## Problem statement
Write out each line exactly as given. Leave the pictures out of your copy.
-- begin Given data --
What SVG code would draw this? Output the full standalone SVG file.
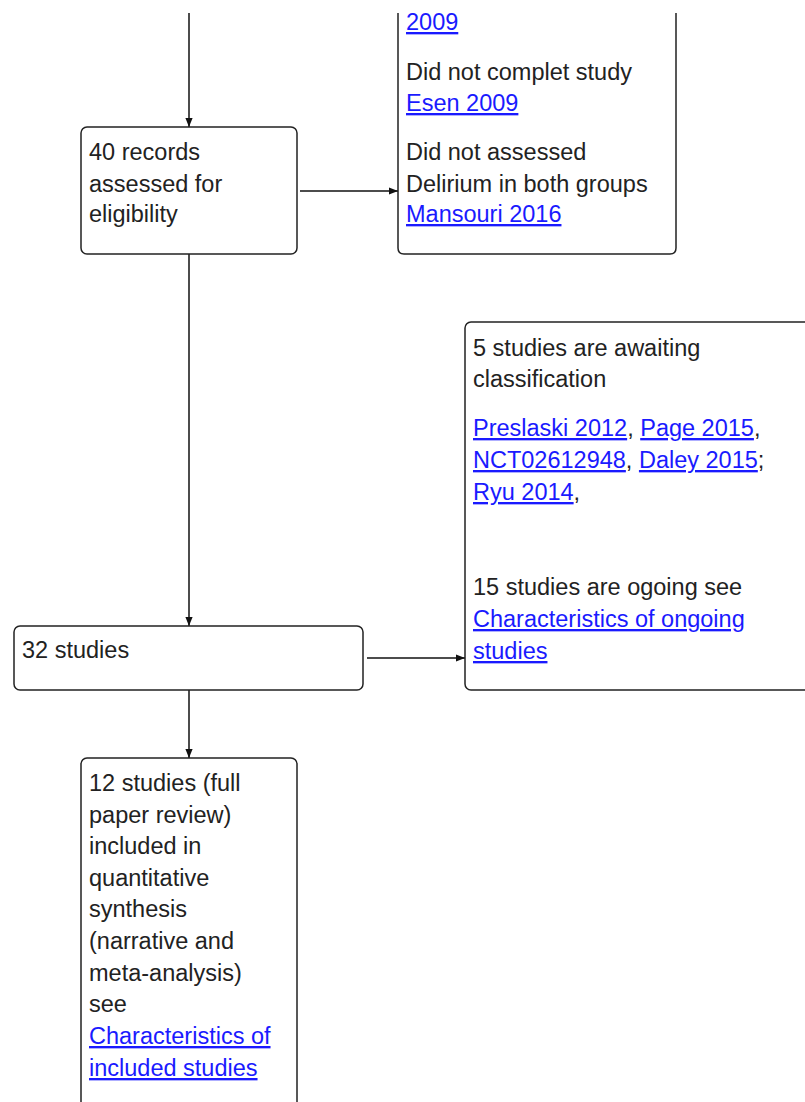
<svg xmlns="http://www.w3.org/2000/svg" width="805" height="1102" viewBox="0 0 805 1102">
<defs>
<style>
.box{fill:#fff;stroke:#222;stroke-width:1.5}
.t{font-family:"Liberation Sans",Arial,sans-serif;font-size:23.5px;fill:#222}
.l{fill:#1a1aff;text-decoration:underline}
.c{stroke:#111;stroke-width:1.5;fill:none}
</style>
<marker id="ah" viewBox="0 0 10 10" refX="10" refY="5" markerWidth="9" markerHeight="9" markerUnits="userSpaceOnUse" orient="auto">
<path d="M0,1 L10,5 L0,9 z" fill="#111"/>
</marker>
</defs>
<rect width="805" height="1102" fill="#fff"/>
<g id="connectors">
<line class="c" x1="189" y1="13" x2="189" y2="127" marker-end="url(#ah)"/>
<line class="c" x1="300" y1="191" x2="398" y2="191" marker-end="url(#ah)"/>
<line class="c" x1="189" y1="254" x2="189" y2="626" marker-end="url(#ah)"/>
<line class="c" x1="367" y1="658" x2="465" y2="658" marker-end="url(#ah)"/>
<line class="c" x1="189" y1="690" x2="189" y2="758" marker-end="url(#ah)"/>
</g>
<g id="excluded">
<path class="box" d="M398,13 L398,248 Q398,254 404,254 L670,254 Q676,254 676,248 L676,13"/>
<text class="t" x="406"><tspan class="l" y="30">2009</tspan><tspan x="406" y="80">Did not complet study</tspan><tspan class="l" x="406" y="111">Esen 2009</tspan><tspan x="406" y="160">Did not assessed</tspan><tspan x="406" y="192">Delirium in both groups</tspan><tspan class="l" x="406" y="222">Mansouri 2016</tspan></text>
</g>
<g id="assessed">
<rect class="box" x="81" y="127" width="216" height="127" rx="6"/>
<text class="t" x="89"><tspan y="160">40 records</tspan><tspan x="89" y="192">assessed for</tspan><tspan x="89" y="222">eligibility</tspan></text>
</g>
<g id="awaiting">
<rect class="box" x="465" y="322" width="360" height="368" rx="6"/>
<text class="t" x="473"><tspan y="356">5 studies are awaiting</tspan><tspan x="473" y="387">classification</tspan></text>
<text class="t" x="473" y="436"><tspan class="l">Preslaski 2012</tspan>, <tspan class="l">Page 2015</tspan>,</text>
<text class="t" x="473" y="468"><tspan class="l">NCT02612948</tspan>, <tspan class="l">Daley 2015</tspan>;</text>
<text class="t" x="473" y="500"><tspan class="l">Ryu 2014</tspan>,</text>
<text class="t" x="473"><tspan y="595">15 studies are ogoing see</tspan><tspan class="l" x="473" y="627">Characteristics of ongoing</tspan><tspan class="l" x="473" y="659">studies</tspan></text>
</g>
<g id="studies32">
<rect class="box" x="14" y="626" width="349" height="64" rx="6"/>
<text class="t" x="22" y="658">32 studies</text>
</g>
<g id="included">
<rect class="box" x="81" y="758" width="216" height="370" rx="6"/>
<text class="t" x="89"><tspan y="791">12 studies (full</tspan><tspan x="89" y="823">paper review)</tspan><tspan x="89" y="854">included in</tspan><tspan x="89" y="886">quantitative</tspan><tspan x="89" y="917">synthesis</tspan><tspan x="89" y="949">(narrative and</tspan><tspan x="89" y="981">meta-analysis)</tspan><tspan x="89" y="1012">see</tspan><tspan class="l" x="89" y="1044">Characteristics of</tspan><tspan class="l" x="89" y="1076">included studies</tspan></text>
</g>
</svg>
-- end Given data --
## Task response
What SVG code would draw this? Output the full standalone SVG file.
<svg xmlns="http://www.w3.org/2000/svg" width="805" height="1102" viewBox="0 0 805 1102">
<defs>
<style>
.box{fill:#fff;stroke:#222;stroke-width:1.5}
.t{font-family:"Liberation Sans",Arial,sans-serif;font-size:23.5px;fill:#222}
.l{fill:#1a1aff;text-decoration:underline}
.c{stroke:#111;stroke-width:1.5;fill:none}
</style>
<marker id="ah" viewBox="0 0 10 10" refX="10" refY="5" markerWidth="9" markerHeight="9" markerUnits="userSpaceOnUse" orient="auto">
<path d="M0,1 L10,5 L0,9 z" fill="#111"/>
</marker>
</defs>
<rect width="805" height="1102" fill="#fff"/>
<g id="connectors">
<line class="c" x1="189" y1="13" x2="189" y2="127" marker-end="url(#ah)"/>
<line class="c" x1="300" y1="191" x2="398" y2="191" marker-end="url(#ah)"/>
<line class="c" x1="189" y1="254" x2="189" y2="626" marker-end="url(#ah)"/>
<line class="c" x1="367" y1="658" x2="465" y2="658" marker-end="url(#ah)"/>
<line class="c" x1="189" y1="690" x2="189" y2="758" marker-end="url(#ah)"/>
</g>
<g id="excluded">
<path class="box" d="M398,13 L398,248 Q398,254 404,254 L670,254 Q676,254 676,248 L676,13"/>
<text class="t" x="406"><tspan class="l" y="30">2009</tspan><tspan x="406" y="80">Did not complet study</tspan><tspan class="l" x="406" y="111">Esen 2009</tspan><tspan x="406" y="160">Did not assessed</tspan><tspan x="406" y="192">Delirium in both groups</tspan><tspan class="l" x="406" y="222">Mansouri 2016</tspan></text>
</g>
<g id="assessed">
<rect class="box" x="81" y="127" width="216" height="127" rx="6"/>
<text class="t" x="89"><tspan y="160">40 records</tspan><tspan x="89" y="192">assessed for</tspan><tspan x="89" y="222">eligibility</tspan></text>
</g>
<g id="awaiting">
<rect class="box" x="465" y="322" width="360" height="368" rx="6"/>
<text class="t" x="473"><tspan y="356">5 studies are awaiting</tspan><tspan x="473" y="387">classification</tspan></text>
<text class="t" x="473" y="436"><tspan class="l">Preslaski 2012</tspan>, <tspan class="l">Page 2015</tspan>,</text>
<text class="t" x="473" y="468"><tspan class="l">NCT02612948</tspan>, <tspan class="l">Daley 2015</tspan>;</text>
<text class="t" x="473" y="500"><tspan class="l">Ryu 2014</tspan>,</text>
<text class="t" x="473"><tspan y="595">15 studies are ogoing see</tspan><tspan class="l" x="473" y="627">Characteristics of ongoing</tspan><tspan class="l" x="473" y="659">studies</tspan></text>
</g>
<g id="studies32">
<rect class="box" x="14" y="626" width="349" height="64" rx="6"/>
<text class="t" x="22" y="658">32 studies</text>
</g>
<g id="included">
<rect class="box" x="81" y="758" width="216" height="370" rx="6"/>
<text class="t" x="89"><tspan y="791">12 studies (full</tspan><tspan x="89" y="823">paper review)</tspan><tspan x="89" y="854">included in</tspan><tspan x="89" y="886">quantitative</tspan><tspan x="89" y="917">synthesis</tspan><tspan x="89" y="949">(narrative and</tspan><tspan x="89" y="981">meta-analysis)</tspan><tspan x="89" y="1012">see</tspan><tspan class="l" x="89" y="1044">Characteristics of</tspan><tspan class="l" x="89" y="1076">included studies</tspan></text>
</g>
</svg>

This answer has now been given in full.